Code that draws figures:
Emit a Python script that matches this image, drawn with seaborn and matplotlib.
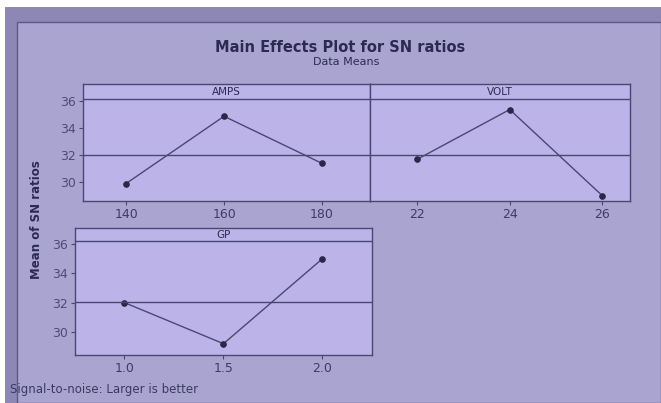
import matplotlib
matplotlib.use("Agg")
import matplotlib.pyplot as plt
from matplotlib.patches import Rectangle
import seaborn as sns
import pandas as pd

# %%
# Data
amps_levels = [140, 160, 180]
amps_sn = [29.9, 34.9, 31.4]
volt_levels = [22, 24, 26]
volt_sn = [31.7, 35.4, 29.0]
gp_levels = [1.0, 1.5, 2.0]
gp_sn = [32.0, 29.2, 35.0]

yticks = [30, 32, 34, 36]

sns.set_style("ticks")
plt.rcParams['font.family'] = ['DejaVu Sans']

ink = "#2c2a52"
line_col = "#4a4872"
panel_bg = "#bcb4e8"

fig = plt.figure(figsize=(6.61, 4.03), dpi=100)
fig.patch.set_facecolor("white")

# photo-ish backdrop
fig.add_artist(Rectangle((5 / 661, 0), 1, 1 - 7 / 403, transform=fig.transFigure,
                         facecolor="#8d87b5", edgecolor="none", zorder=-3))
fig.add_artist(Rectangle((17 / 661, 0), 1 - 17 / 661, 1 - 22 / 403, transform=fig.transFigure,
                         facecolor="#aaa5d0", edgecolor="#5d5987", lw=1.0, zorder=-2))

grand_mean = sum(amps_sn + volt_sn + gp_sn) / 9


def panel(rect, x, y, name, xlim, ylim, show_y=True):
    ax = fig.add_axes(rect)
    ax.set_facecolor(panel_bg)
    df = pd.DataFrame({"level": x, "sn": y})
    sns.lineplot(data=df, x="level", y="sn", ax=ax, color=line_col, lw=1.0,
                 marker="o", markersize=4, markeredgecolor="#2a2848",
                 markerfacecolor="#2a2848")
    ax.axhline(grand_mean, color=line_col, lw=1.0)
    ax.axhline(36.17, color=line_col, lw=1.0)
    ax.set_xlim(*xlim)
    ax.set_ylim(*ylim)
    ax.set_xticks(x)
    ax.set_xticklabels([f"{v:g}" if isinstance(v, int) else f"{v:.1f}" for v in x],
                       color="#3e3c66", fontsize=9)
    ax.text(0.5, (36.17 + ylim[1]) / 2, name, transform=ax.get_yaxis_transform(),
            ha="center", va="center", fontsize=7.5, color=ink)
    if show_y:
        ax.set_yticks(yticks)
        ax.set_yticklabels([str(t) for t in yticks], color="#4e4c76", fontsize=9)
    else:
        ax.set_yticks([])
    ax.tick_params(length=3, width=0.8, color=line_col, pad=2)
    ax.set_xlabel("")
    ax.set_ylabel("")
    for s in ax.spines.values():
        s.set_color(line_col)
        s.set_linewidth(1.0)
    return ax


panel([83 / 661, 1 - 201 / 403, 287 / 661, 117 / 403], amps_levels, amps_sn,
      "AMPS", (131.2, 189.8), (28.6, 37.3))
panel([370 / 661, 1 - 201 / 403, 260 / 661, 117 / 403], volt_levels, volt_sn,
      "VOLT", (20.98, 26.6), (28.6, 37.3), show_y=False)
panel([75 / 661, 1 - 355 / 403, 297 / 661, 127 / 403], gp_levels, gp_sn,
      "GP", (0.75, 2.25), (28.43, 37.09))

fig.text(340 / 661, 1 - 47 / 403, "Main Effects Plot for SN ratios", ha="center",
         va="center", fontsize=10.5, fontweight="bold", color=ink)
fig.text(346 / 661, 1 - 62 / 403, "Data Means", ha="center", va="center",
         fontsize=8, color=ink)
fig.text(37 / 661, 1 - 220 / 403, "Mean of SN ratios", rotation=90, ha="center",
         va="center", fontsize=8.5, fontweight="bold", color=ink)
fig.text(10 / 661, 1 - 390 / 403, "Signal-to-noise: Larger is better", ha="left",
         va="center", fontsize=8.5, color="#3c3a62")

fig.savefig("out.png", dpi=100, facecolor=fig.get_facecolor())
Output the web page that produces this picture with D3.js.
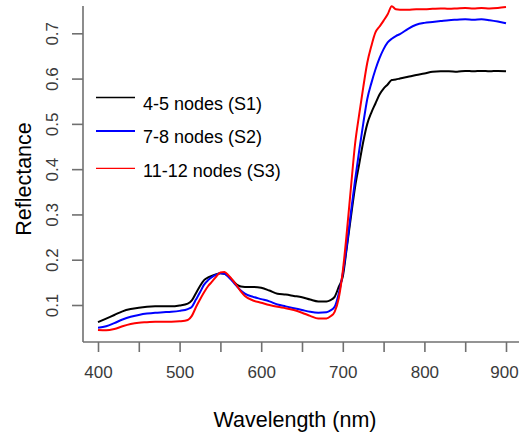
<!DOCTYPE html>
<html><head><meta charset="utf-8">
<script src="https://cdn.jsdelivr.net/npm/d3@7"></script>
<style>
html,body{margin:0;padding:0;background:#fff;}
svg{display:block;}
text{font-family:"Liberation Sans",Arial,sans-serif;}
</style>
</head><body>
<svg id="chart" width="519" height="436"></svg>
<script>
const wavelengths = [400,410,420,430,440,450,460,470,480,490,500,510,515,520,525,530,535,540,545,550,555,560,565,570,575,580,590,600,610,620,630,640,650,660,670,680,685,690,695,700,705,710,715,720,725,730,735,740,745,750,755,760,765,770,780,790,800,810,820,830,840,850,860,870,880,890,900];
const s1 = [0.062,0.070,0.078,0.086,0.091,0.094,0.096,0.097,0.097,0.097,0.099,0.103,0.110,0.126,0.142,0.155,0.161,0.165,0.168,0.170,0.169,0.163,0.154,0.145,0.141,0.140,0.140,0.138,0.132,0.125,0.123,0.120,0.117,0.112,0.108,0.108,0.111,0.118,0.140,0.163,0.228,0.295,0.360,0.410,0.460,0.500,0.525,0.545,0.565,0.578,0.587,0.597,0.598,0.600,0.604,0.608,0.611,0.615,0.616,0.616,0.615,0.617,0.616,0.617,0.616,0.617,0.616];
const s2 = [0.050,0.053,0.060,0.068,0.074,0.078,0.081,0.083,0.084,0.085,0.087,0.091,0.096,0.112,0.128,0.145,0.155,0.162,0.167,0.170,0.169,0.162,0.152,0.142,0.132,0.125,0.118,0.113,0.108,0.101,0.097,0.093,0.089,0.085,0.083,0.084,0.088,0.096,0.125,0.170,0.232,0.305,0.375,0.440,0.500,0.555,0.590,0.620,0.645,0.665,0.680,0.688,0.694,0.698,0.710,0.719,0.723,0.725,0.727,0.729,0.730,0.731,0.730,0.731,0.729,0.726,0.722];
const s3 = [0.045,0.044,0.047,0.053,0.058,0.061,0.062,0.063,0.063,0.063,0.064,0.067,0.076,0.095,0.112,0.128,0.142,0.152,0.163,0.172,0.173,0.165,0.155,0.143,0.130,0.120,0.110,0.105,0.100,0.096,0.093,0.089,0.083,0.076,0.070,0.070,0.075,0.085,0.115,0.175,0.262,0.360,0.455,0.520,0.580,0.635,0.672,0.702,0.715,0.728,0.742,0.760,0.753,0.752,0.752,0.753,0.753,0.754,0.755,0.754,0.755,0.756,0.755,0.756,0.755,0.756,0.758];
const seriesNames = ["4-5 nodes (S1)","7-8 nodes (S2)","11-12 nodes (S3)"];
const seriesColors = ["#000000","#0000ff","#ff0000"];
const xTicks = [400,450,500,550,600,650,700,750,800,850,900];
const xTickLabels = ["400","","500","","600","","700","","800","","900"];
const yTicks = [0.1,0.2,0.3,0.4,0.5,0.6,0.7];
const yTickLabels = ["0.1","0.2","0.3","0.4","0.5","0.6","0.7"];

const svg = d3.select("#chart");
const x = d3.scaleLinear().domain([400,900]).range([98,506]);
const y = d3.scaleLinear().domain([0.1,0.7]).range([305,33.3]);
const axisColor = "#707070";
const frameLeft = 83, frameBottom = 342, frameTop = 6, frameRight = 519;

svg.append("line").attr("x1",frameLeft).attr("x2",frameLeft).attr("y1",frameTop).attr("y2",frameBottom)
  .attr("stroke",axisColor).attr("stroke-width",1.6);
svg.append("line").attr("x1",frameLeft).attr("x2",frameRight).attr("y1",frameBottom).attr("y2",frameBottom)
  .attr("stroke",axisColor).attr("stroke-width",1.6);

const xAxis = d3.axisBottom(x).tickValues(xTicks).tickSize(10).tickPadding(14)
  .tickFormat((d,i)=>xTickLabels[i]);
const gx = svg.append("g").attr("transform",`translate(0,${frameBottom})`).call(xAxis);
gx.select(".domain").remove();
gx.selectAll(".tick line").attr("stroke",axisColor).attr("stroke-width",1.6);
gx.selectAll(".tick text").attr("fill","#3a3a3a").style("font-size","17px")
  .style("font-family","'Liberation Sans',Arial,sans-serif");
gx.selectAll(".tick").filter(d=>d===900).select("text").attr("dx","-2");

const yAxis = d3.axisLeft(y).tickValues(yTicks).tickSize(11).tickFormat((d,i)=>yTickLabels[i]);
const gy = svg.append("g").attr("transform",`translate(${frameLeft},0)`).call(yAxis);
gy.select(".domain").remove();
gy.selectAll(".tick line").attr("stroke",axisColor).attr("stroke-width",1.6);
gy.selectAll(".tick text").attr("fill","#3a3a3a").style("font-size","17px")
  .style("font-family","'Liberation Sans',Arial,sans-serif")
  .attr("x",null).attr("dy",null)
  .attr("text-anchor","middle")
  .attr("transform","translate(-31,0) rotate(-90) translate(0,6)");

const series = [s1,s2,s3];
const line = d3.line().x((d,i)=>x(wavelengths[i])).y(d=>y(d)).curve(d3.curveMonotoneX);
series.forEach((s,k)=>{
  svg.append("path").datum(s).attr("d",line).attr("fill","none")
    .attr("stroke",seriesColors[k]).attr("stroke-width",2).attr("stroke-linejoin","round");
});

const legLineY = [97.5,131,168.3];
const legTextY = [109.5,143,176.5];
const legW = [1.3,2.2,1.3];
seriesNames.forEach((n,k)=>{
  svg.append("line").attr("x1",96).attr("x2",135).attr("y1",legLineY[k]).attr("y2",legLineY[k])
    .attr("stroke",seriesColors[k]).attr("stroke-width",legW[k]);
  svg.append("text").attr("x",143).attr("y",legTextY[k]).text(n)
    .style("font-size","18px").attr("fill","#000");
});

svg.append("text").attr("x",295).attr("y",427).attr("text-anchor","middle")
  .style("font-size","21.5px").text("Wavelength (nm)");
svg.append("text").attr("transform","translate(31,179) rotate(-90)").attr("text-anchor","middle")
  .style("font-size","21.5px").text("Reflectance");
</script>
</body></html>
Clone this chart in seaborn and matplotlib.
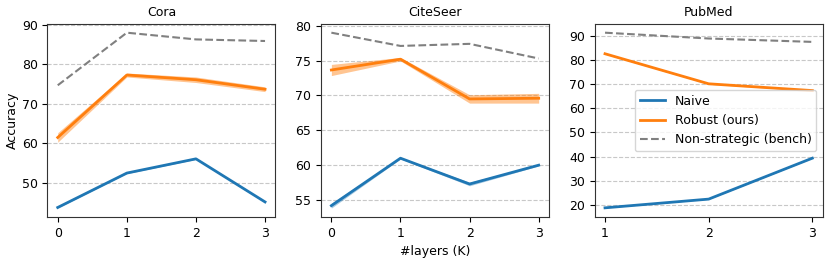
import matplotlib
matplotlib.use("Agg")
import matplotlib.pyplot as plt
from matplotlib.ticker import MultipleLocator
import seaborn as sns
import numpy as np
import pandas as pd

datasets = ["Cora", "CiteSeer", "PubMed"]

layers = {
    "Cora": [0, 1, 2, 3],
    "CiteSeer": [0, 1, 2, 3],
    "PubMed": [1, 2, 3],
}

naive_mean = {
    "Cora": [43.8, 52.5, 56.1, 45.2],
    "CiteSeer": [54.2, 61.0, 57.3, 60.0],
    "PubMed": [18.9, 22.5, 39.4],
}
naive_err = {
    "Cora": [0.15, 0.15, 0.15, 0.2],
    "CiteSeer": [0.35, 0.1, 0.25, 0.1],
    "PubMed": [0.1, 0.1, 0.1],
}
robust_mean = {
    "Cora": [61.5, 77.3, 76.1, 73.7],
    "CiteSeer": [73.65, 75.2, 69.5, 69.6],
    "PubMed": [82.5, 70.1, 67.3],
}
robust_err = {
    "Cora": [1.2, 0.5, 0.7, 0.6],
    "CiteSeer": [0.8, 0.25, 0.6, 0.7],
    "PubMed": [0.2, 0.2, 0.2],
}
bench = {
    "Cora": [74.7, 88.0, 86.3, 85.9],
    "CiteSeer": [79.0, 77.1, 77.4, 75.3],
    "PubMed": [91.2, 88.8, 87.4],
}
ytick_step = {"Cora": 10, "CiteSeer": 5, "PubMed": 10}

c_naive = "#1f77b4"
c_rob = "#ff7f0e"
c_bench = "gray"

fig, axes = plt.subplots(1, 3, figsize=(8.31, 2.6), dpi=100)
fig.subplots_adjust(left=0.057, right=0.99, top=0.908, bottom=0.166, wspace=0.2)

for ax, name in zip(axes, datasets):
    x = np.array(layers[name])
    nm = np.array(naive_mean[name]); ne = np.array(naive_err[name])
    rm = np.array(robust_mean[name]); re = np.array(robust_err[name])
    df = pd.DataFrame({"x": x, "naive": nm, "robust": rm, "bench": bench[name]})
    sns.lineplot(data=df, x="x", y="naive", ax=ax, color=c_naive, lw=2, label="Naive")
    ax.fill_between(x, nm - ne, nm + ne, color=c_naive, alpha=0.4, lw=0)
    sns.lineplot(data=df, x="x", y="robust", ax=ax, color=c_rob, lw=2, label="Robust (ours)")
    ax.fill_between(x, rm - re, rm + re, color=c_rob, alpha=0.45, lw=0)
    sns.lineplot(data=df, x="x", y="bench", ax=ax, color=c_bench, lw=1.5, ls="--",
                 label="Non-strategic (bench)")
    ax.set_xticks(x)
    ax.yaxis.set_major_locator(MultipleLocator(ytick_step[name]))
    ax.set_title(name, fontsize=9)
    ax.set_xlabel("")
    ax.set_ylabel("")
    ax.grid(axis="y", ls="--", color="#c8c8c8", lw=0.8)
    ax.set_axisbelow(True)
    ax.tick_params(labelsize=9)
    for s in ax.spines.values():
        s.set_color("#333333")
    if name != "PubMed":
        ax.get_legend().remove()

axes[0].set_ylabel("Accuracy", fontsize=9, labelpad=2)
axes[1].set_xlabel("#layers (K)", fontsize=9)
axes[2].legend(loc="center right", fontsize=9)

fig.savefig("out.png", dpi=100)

TASK TO COMPLETE
Quote, please, every line of the material above from its start through the line that has "grand_mean = sum(amps_sn", reproducing the words exactly and dropping any images.

THE COMPLETED TASK
Emit a Python script that matches this image, drawn with seaborn and matplotlib.
import matplotlib
matplotlib.use("Agg")
import matplotlib.pyplot as plt
from matplotlib.patches import Rectangle
import seaborn as sns
import pandas as pd

# %%
# Data
amps_levels = [140, 160, 180]
amps_sn = [29.9, 34.9, 31.4]
volt_levels = [22, 24, 26]
volt_sn = [31.7, 35.4, 29.0]
gp_levels = [1.0, 1.5, 2.0]
gp_sn = [32.0, 29.2, 35.0]

yticks = [30, 32, 34, 36]

sns.set_style("ticks")
plt.rcParams['font.family'] = ['DejaVu Sans']

ink = "#2c2a52"
line_col = "#4a4872"
panel_bg = "#bcb4e8"

fig = plt.figure(figsize=(6.61, 4.03), dpi=100)
fig.patch.set_facecolor("white")

# photo-ish backdrop
fig.add_artist(Rectangle((5 / 661, 0), 1, 1 - 7 / 403, transform=fig.transFigure,
                         facecolor="#8d87b5", edgecolor="none", zorder=-3))
fig.add_artist(Rectangle((17 / 661, 0), 1 - 17 / 661, 1 - 22 / 403, transform=fig.transFigure,
                         facecolor="#aaa5d0", edgecolor="#5d5987", lw=1.0, zorder=-2))

grand_mean = sum(amps_sn + volt_sn + gp_sn) / 9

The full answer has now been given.